Supplied material
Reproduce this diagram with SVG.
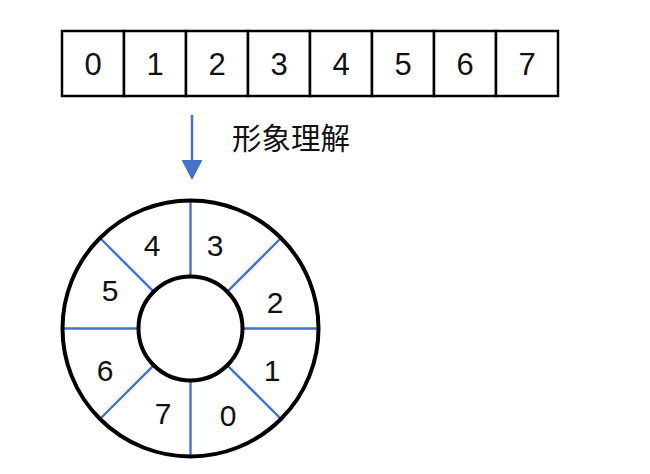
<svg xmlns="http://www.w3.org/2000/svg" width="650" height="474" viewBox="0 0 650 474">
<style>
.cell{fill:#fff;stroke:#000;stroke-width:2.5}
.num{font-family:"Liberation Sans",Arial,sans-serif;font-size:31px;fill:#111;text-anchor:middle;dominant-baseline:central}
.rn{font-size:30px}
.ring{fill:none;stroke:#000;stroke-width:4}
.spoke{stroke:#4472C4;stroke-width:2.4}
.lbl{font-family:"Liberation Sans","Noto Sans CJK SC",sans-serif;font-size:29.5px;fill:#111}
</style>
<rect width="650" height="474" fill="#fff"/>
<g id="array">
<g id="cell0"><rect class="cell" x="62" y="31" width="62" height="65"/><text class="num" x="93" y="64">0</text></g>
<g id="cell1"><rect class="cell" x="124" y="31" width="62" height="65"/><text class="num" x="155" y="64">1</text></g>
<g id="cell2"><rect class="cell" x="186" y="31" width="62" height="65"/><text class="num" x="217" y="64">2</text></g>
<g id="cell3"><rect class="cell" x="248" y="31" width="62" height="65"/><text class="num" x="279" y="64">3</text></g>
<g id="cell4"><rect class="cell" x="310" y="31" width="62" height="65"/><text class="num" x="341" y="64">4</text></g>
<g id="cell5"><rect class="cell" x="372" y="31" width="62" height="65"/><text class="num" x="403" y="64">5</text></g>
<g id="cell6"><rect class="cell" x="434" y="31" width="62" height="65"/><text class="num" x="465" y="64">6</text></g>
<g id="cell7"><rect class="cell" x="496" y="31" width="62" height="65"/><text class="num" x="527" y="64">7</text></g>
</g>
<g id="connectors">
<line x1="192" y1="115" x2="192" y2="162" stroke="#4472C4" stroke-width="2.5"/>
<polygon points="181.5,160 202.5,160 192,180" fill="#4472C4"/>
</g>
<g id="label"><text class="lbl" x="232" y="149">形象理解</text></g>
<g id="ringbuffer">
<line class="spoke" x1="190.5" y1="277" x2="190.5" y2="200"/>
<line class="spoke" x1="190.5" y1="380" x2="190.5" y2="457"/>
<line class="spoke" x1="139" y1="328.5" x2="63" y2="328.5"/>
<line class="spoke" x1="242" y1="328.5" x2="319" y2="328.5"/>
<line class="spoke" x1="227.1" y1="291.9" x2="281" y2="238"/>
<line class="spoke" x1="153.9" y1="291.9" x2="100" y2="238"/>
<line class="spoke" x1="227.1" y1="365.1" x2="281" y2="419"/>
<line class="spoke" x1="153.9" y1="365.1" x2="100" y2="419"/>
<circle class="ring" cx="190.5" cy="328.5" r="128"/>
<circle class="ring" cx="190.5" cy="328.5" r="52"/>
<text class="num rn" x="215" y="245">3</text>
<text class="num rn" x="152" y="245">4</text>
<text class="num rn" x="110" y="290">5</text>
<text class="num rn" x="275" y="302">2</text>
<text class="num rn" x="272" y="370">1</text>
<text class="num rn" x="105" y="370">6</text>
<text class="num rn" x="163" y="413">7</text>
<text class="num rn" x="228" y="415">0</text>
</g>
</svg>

Task prompt
Without the pictures, repeat the listing above exactly.

Expected answer
Reproduce this diagram with SVG.
<svg xmlns="http://www.w3.org/2000/svg" width="650" height="474" viewBox="0 0 650 474">
<style>
.cell{fill:#fff;stroke:#000;stroke-width:2.5}
.num{font-family:"Liberation Sans",Arial,sans-serif;font-size:31px;fill:#111;text-anchor:middle;dominant-baseline:central}
.rn{font-size:30px}
.ring{fill:none;stroke:#000;stroke-width:4}
.spoke{stroke:#4472C4;stroke-width:2.4}
.lbl{font-family:"Liberation Sans","Noto Sans CJK SC",sans-serif;font-size:29.5px;fill:#111}
</style>
<rect width="650" height="474" fill="#fff"/>
<g id="array">
<g id="cell0"><rect class="cell" x="62" y="31" width="62" height="65"/><text class="num" x="93" y="64">0</text></g>
<g id="cell1"><rect class="cell" x="124" y="31" width="62" height="65"/><text class="num" x="155" y="64">1</text></g>
<g id="cell2"><rect class="cell" x="186" y="31" width="62" height="65"/><text class="num" x="217" y="64">2</text></g>
<g id="cell3"><rect class="cell" x="248" y="31" width="62" height="65"/><text class="num" x="279" y="64">3</text></g>
<g id="cell4"><rect class="cell" x="310" y="31" width="62" height="65"/><text class="num" x="341" y="64">4</text></g>
<g id="cell5"><rect class="cell" x="372" y="31" width="62" height="65"/><text class="num" x="403" y="64">5</text></g>
<g id="cell6"><rect class="cell" x="434" y="31" width="62" height="65"/><text class="num" x="465" y="64">6</text></g>
<g id="cell7"><rect class="cell" x="496" y="31" width="62" height="65"/><text class="num" x="527" y="64">7</text></g>
</g>
<g id="connectors">
<line x1="192" y1="115" x2="192" y2="162" stroke="#4472C4" stroke-width="2.5"/>
<polygon points="181.5,160 202.5,160 192,180" fill="#4472C4"/>
</g>
<g id="label"><text class="lbl" x="232" y="149">形象理解</text></g>
<g id="ringbuffer">
<line class="spoke" x1="190.5" y1="277" x2="190.5" y2="200"/>
<line class="spoke" x1="190.5" y1="380" x2="190.5" y2="457"/>
<line class="spoke" x1="139" y1="328.5" x2="63" y2="328.5"/>
<line class="spoke" x1="242" y1="328.5" x2="319" y2="328.5"/>
<line class="spoke" x1="227.1" y1="291.9" x2="281" y2="238"/>
<line class="spoke" x1="153.9" y1="291.9" x2="100" y2="238"/>
<line class="spoke" x1="227.1" y1="365.1" x2="281" y2="419"/>
<line class="spoke" x1="153.9" y1="365.1" x2="100" y2="419"/>
<circle class="ring" cx="190.5" cy="328.5" r="128"/>
<circle class="ring" cx="190.5" cy="328.5" r="52"/>
<text class="num rn" x="215" y="245">3</text>
<text class="num rn" x="152" y="245">4</text>
<text class="num rn" x="110" y="290">5</text>
<text class="num rn" x="275" y="302">2</text>
<text class="num rn" x="272" y="370">1</text>
<text class="num rn" x="105" y="370">6</text>
<text class="num rn" x="163" y="413">7</text>
<text class="num rn" x="228" y="415">0</text>
</g>
</svg>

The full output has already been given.